I don’t make eye contact with people I don’t trust or don’t know well, I have always felt different and out of place in this world, I am a super visual learner and grad school has put a damper on the speed of my learning, I have felt slower than all my classmates each passing year since elementary school when I was considered advanced for my age. I do a lot of repetitive movements with my fingers mostly, cracking them, pulling them, moving my jaw side to side or biting the inside of my mouth. Idk if these are nervous ticks or stims but I’ve always done them.
Communication is a toughie for me. I cannot express my thoughts verbally without writing down a rehearsed, concise script to make sure I am understood correctly. It sucks. Always been sort of a loner, never kept the same friends or more than 1 or 2. Some fields of study I simply cannot comprehend like math. I cannot comprehend abstract ideas nor verbal instructions, everything has to be written down. Always thought I was just lazy or not self-disciplined enough.
As far as interests...I’m in the mapping industry which is a cool field to be in right now. However, I feel I am limiting myself with constant distraction since I tend to let my thoughts direct me elsewhere, I research one thing and it leads to another, then hours of precious time are lost and I’m absolutely killing my available study time due to this. It’s not that I don’t care I just lack motivation and find other things more interesting. Is there a way to maintain focus? ADD is genetic in my family too. My family has always perceived me to be an outsider as well, which is frustrating. I cannot relate to them.

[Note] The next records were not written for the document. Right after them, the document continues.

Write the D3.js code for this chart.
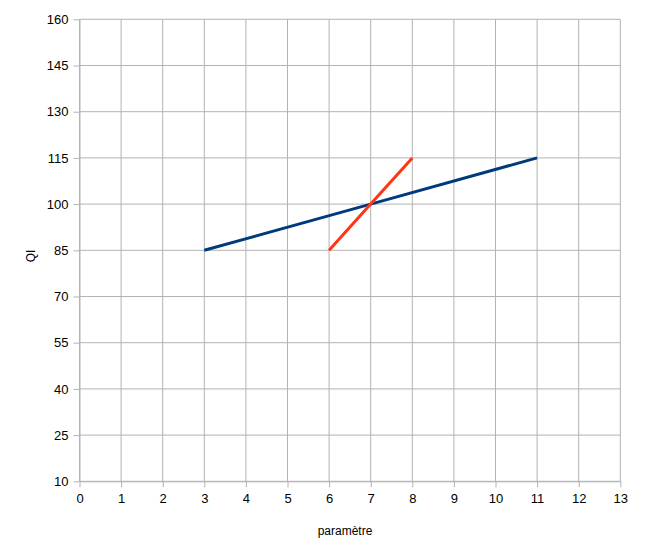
<!DOCTYPE html>
<html>
<head>
<meta charset="utf-8">
<script src="https://d3js.org/d3.v7.min.js"></script>
<style>
  body { margin: 0; background: #fff; }
  svg text { font-family: "Liberation Sans", Arial, sans-serif; fill: #000; }
</style>
</head>
<body>
<div id="chart"></div>
<script>
// Data ------------------------------------------------------------------------
const xTicks = [0, 1, 2, 3, 4, 5, 6, 7, 8, 9, 10, 11, 12, 13];
const yTicks = [10, 25, 40, 55, 70, 85, 100, 115, 130, 145, 160];

const blueX = [3, 7, 11];
const blueY = [85, 100, 115];
const redX = [6, 7, 8];
const redY = [85, 100, 115];

// Canvas ----------------------------------------------------------------------
const canvasWidth = 649;
const canvasHeight = 559;

const leftPadding = 79.5;
const rightPadding = 28.7;
const topPadding = 19.3;
const bottomPadding = 77.7;

const svg = d3.select("#chart")
  .append("svg")
  .attr("width", canvasWidth)
  .attr("height", canvasHeight);

const xScale = d3.scaleLinear()
  .domain([0, 13])
  .range([leftPadding, canvasWidth - rightPadding]);
const yScale = d3.scaleLinear()
  .domain([10, 160])
  .range([canvasHeight - bottomPadding, topPadding]);

// Grid
svg.append("g")
  .selectAll("line")
  .data(xTicks)
  .join("line")
  .attr("x1", d => xScale(d))
  .attr("x2", d => xScale(d))
  .attr("y1", yScale(160))
  .attr("y2", yScale(10))
  .style("stroke", "#b3b3b3")
  .style("stroke-width", 1);

svg.append("g")
  .selectAll("line")
  .data(yTicks)
  .join("line")
  .attr("x1", xScale(0))
  .attr("x2", xScale(13))
  .attr("y1", d => yScale(d))
  .attr("y2", d => yScale(d))
  .style("stroke", "#b3b3b3")
  .style("stroke-width", 1);

// Axes
const xAxis = svg.append("g")
  .attr("transform", "translate(0, " + yScale(10) + ")")
  .call(d3.axisBottom(xScale).tickValues(xTicks).tickSize(6).tickPadding(6).tickSizeOuter(0));
xAxis.selectAll("text").style("font-size", "13px");
xAxis.selectAll("path, line").style("stroke", "#b3b3b3");

const yAxis = svg.append("g")
  .attr("transform", "translate(" + xScale(0) + ", 0)")
  .call(d3.axisLeft(yScale).tickValues(yTicks).tickSize(6).tickPadding(5).tickSizeOuter(0));
yAxis.selectAll("text").style("font-size", "13px");
yAxis.selectAll("path, line").style("stroke", "#b3b3b3");

// Axis titles
svg.append("text")
  .text("paramètre")
  .attr("x", 345)
  .attr("y", 535)
  .style("text-anchor", "middle")
  .style("font-size", "12px");

svg.append("text")
  .text("QI")
  .attr("transform", "translate(35, 256) rotate(-90)")
  .style("text-anchor", "middle")
  .style("font-size", "12px");

// Lines
const line = d3.line()
  .x(d => xScale(d[0]))
  .y(d => yScale(d[1]));

svg.append("path")
  .datum(blueX.map((x, i) => [x, blueY[i]]))
  .attr("d", line)
  .style("fill", "none")
  .style("stroke", "#003a7e")
  .style("stroke-width", 3);

svg.append("path")
  .datum(redX.map((x, i) => [x, redY[i]]))
  .attr("d", line)
  .style("fill", "none")
  .style("stroke", "#ff3614")
  .style("stroke-width", 3);
</script>
</body>
</html>
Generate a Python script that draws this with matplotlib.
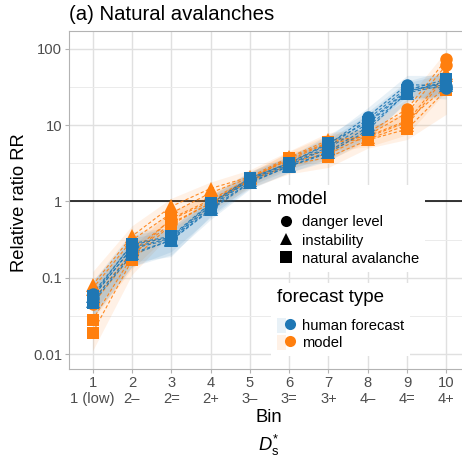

In general, I feel as though I have no opinion of my own about anything, which is so embarrassing in graduate school class discussions and makes me look hella awkward, lazy and dumb. I just go blank. Maybe it’s because of anxiety or maybe because I’m not comprehending my studies like the other kids seem to be. I am letting my boss down at work because I can’t seem to produce results that are worthwhile, I get too focused on the details and I don’t understand what is expected.
All areas of my life are being affected by whatever is wrong with me. This is such a weird time in my life right now I’m not sure how to stay calm lol. Thanks for reading, not expecting responses just had to put this out there. Maybe it will help someone else.